In this issue of Blood,Del Padre et al1  evaluated the impact of eliminating chronic antigen exposure on B-cell exhaustion in the human therapeutic setting of direct-acting antiviral therapy for chronic hepatitis C virus infection (HCV) complicated by mixed cryoglobulinemia (MC). The phenotype of hepatitis C–related MC B cells has been previously demonstrated by this group and others2  to include low-level CD21 expression (CD21low) and hypoproliferation in response to stimulation either through the B-cell receptor or Toll-like receptor 9, imperfectly termed “exhausted” or “anergic.” At baseline, CD21low B cells from HCV-infected patients expressed markers of chronic activation, with elevated and near-maximal basal levels of phosphorylated extracellular signal–regulated kinase, and were also predisposed to apoptosis. During oral direct-acting antiviral therapy, the authors observed that by 4 weeks (at which point, most patients have no circulating HCV RNA), these basal abnormalities at least partially normalized. During longitudinal follow-up after patients were documented as cured, the overall frequency of CD21low cells progressively declined from 50% to 30% of circulating B cells. However, the frequency of VH1-69+ B cells specific for HCV-related MC generally remained stable, although some regained CD21 expression. Despite partial resolution of the exhaustion phenotype, surviving VH1-69+ B cells remained hypoproliferative upon Toll-like receptor 9 ligation, suggesting that the B-cell exhaustion phenotype is durably programmed into antigen-specific B cells during long-term extracellular antigen exposure.

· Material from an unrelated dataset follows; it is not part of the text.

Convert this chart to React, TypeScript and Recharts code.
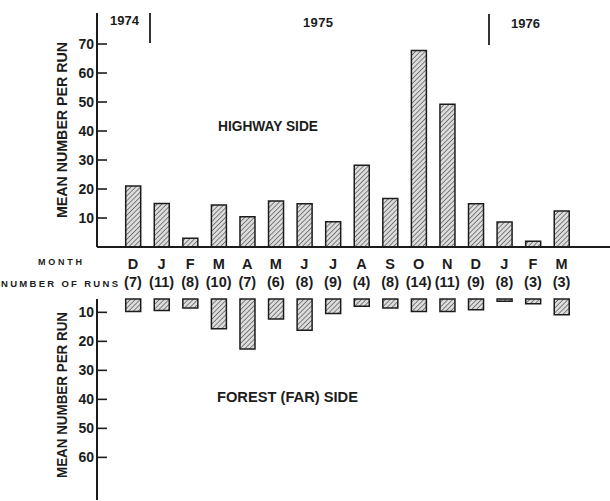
import { BarChart, Bar, XAxis, YAxis } from "recharts";

// months Dec 1974 – Mar 1976
const months = ["D", "J", "F", "M", "A", "M", "J", "J", "A", "S", "O", "N", "D", "J", "F", "M"];
const runs = ["7", "11", "8", "10", "7", "6", "8", "9", "4", "8", "14", "11", "9", "8", "3", "3"];
const highwaySide = [21, 15, 3, 14.5, 10.4, 15.9, 14.9, 8.7, 28.2, 16.7, 67.8, 49.2, 14.9, 8.6, 2, 12.4];
const forestSide = [9.7, 9.4, 8.5, 15.7, 22.6, 12.3, 16.2, 10.4, 7.9, 8.5, 9.7, 9.7, 9.1, 6.2, 7.0, 10.8];
const highwayTicks = [10, 20, 30, 40, 50, 60, 70];
const forestTicks = [10, 20, 30, 40, 50, 60];

const data = months.map((m, i) => ({
  i,
  month: m,
  runs: runs[i],
  highway: highwaySide[i],
  forest: forestSide[i],
}));

const FONT = "'Liberation Sans', Arial, sans-serif";
const INK = "#1c1c1c";
const AXIS_X = 97;

// plot geometry shared by the charts and the tick-mark overlay
const TOP_Y = 13;
const TOP_H = 234;
const TOP_DOMAIN: [number, number] = [0, 80.7];
const BOT_Y = 299;
const BOT_H = 201;
const BOT_DOMAIN: [number, number] = [5.4, 74.7];

const topY = (v: number) => TOP_Y + TOP_H * (1 - (v - TOP_DOMAIN[0]) / (TOP_DOMAIN[1] - TOP_DOMAIN[0]));
const botY = (v: number) => BOT_Y + BOT_H * ((v - BOT_DOMAIN[0]) / (BOT_DOMAIN[1] - BOT_DOMAIN[0]));

const YTick = (props: any) => {
  const { x, y, payload } = props;
  return (
    <text x={x - 3} y={y + 5} textAnchor="end" fontFamily={FONT} fontWeight="bold" fontSize={14} fill={INK}>
      {payload.value}
    </text>
  );
};

const MonthTick = (props: any) => {
  const { x, y, payload } = props;
  const d = data[payload.value];
  if (!d) return null;
  return (
    <g>
      <text x={x} y={y + 22} textAnchor="middle" fontFamily={FONT} fontWeight="bold" fontSize={14.5} fill={INK}>
        {d.month}
      </text>
      <text x={x} y={y + 40} textAnchor="middle" fontFamily={FONT} fontWeight="bold" fontSize={14.5} fill={INK}>
        ({d.runs})
      </text>
    </g>
  );
};

const Hatch = () => (
  <defs>
    <pattern id="hatch" width="3.4" height="3.4" patternUnits="userSpaceOnUse" patternTransform="rotate(45)">
      <rect width="3.4" height="3.4" fill="#dcdcdc" />
      <line x1="0" y1="0" x2="0" y2="3.4" stroke="#4a4a4a" strokeWidth="1.3" />
    </pattern>
  </defs>
);

const txt = { fontFamily: FONT, fontWeight: "bold" as const, fill: INK };

export default function App() {
  return (
    <div style={{ position: "absolute", left: 0, top: 0, width: 610, height: 501, background: "#fff" }}>
      <div style={{ position: "absolute", left: 0, top: 0 }}>
        <BarChart width={610} height={299} data={data} margin={{ top: TOP_Y, right: 0, bottom: 0, left: 0 }}>
          <Hatch />
          <XAxis
            dataKey="i"
            type="category"
            height={52}
            padding={{ left: 21.7, right: 34.2 }}
            axisLine={{ stroke: INK, strokeWidth: 2 }}
            tickLine={false}
            tickSize={0}
            tickMargin={0}
            interval={0}
            tick={<MonthTick />}
          />
          <YAxis
            width={AXIS_X}
            domain={TOP_DOMAIN}
            ticks={highwayTicks}
            axisLine={{ stroke: INK, strokeWidth: 2 }}
            tickLine={false}
            tickSize={0.01}
            tickMargin={0}
            tick={<YTick />}
          />
          <Bar dataKey="highway" barSize={15} fill="url(#hatch)" stroke={INK} strokeWidth={1.5} isAnimationActive={false} />
        </BarChart>
      </div>
      <div style={{ position: "absolute", left: 0, top: BOT_Y - 9 }}>
        <BarChart width={610} height={BOT_H + 10} data={data} margin={{ top: 9, right: 0, bottom: 1, left: 0 }}>
          <Hatch />
          <XAxis
            dataKey="i"
            type="category"
            orientation="top"
            height={0}
            padding={{ left: 21.7, right: 34.2 }}
            axisLine={{ stroke: INK, strokeWidth: 2 }}
            tickLine={false}
            tick={false}
          />
          <YAxis
            width={AXIS_X}
            reversed
            domain={BOT_DOMAIN}
            ticks={forestTicks}
            axisLine={{ stroke: INK, strokeWidth: 2 }}
            tickLine={false}
            tickSize={0.01}
            tickMargin={0}
            tick={<YTick />}
          />
          <Bar dataKey="forest" barSize={15} fill="url(#hatch)" stroke={INK} strokeWidth={1.5} isAnimationActive={false} />
        </BarChart>
      </div>
      <svg width={610} height={501} style={{ position: "absolute", left: 0, top: 0, pointerEvents: "none" }}>
        {highwayTicks.map((v) => (
          <line key={`t${v}`} x1={AXIS_X} x2={AXIS_X + 10} y1={topY(v)} y2={topY(v)} stroke={INK} strokeWidth={1.6} />
        ))}
        {forestTicks.map((v) => (
          <line key={`b${v}`} x1={AXIS_X} x2={AXIS_X + 10} y1={botY(v)} y2={botY(v)} stroke={INK} strokeWidth={1.6} />
        ))}
        <line x1={150} x2={150} y1={13} y2={43} stroke="#333" strokeWidth={2} />
        <line x1={489} x2={489} y1={14} y2={45} stroke="#333" strokeWidth={2} />
        <text x={110} y={25} fontSize={13} textLength={29} {...txt}>1974</text>
        <text x={303} y={27} fontSize={13} textLength={30} {...txt}>1975</text>
        <text x={511} y={28} fontSize={13} textLength={29} {...txt}>1976</text>
        <text x={218} y={131} fontSize={14} textLength={100} lengthAdjust="spacingAndGlyphs" {...txt}>HIGHWAY SIDE</text>
        <text x={217} y={402} fontSize={14} textLength={141} lengthAdjust="spacingAndGlyphs" {...txt}>FOREST (FAR) SIDE</text>
        <text x={38} y={265} fontSize={9} textLength={44} {...txt}>MONTH</text>
        <text x={1} y={287} fontSize={9.5} textLength={117} {...txt}>NUMBER OF RUNS</text>
        <text
          x={0}
          y={0}
          fontSize={14}
          textAnchor="middle"
          textLength={176}
          lengthAdjust="spacingAndGlyphs"
          transform="translate(67,130) rotate(-90)"
          {...txt}
        >
          MEAN NUMBER PER RUN
        </text>
        <text
          x={0}
          y={0}
          fontSize={14}
          textAnchor="middle"
          textLength={166}
          lengthAdjust="spacingAndGlyphs"
          transform="translate(67,395) rotate(-90)"
          {...txt}
        >
          MEAN NUMBER PER RUN
        </text>
      </svg>
    </div>
  );
}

Mixed cryoglobulinemia is one of several B-cell proliferative disorders that may result from chronic hepatitis C infection, and it is thought to be driven by expansion of HCV envelope-specific B cells that preferentially use immunoglobulin gene segments VH1-69 and Vk3-20,3  and to evolve rheumatoid factor activity through somatic hypermutation.4  Although MC is an infrequent complication of chronic hepatitis C infection, the technological ability to identify and isolate HCV-specific B cells via an anti-idiotype VH1-69–specific antibody (G6) has made this condition an important model for studying humoral immune dysfunction during human chronic viral infection. Prior studies have identified that VH1-69+ B cells manifest genetic signatures of enhanced interferon-mediated responsiveness, apoptosis, and B-cell anergy; are phenotypically most commonly CD27+/IgM+/CD11c+/CD21low; are prone to apoptosis; and are hyporesponsive to B-cell receptor crosslinking.2,5 

B-cell anergy, an adaptive response to chronic antigen exposure for autoreactive B cells, has been postulated to be a vulnerability exploited by pathogens to evade humoral sterilization and enhance permissiveness for chronic bloodborne infections. Recent data suggest that the T-box expressed in T cells (T-bet) transcription factor, critical for inducing sterilizing humoral immunity in acute infections,6  may also regulate the exhausted state in both autoreactive7  and antigen-induced anergic B cells.8,9  No data to date specifically link the anergy properties observed in cryoglobulin-producing B cells and T-bet, but there are phenotypic similarities (CD11c+/CD21low) that suggest a possible relationship that should be explored; rapid upregulation of T-bet in convalescent CD21low B cells upon reexposure to autologous HCV strains ex vivo has been observed,8  suggesting a link between B-cell receptor ligation, T-bet, and the CD21low exhaustion phenotype.

How are these data clinically relevant? The persistence of VH1-69 B cells after sustained virological response clearly explains the persistence of symptomatic cryoglobulinemic vasculitis observed in some HCV-cured patients.10  However, these data may have broader implications on the early and late immunopathogenesis of chronic infection. That antigen-specific B-cell anergy is durably programmed suggests that B-cell exhaustion might rapidly redevelop in the setting of reinfection, potentially contributing to the lack of protective immunity observed in many resolved chronic infections. The current study creates the context for further exploration of the mechanisms associated with induction of B-cell exhaustion in vivo. Once the regulation of B-cell anergy in chronic infection is better understood, therapeutic manipulation could significantly affect the outcomes not only of chronic hepatitis C, but also of other chronic viral and parasitic infections.

Conflict-of-interest disclosure: The author declares no competing financial interests.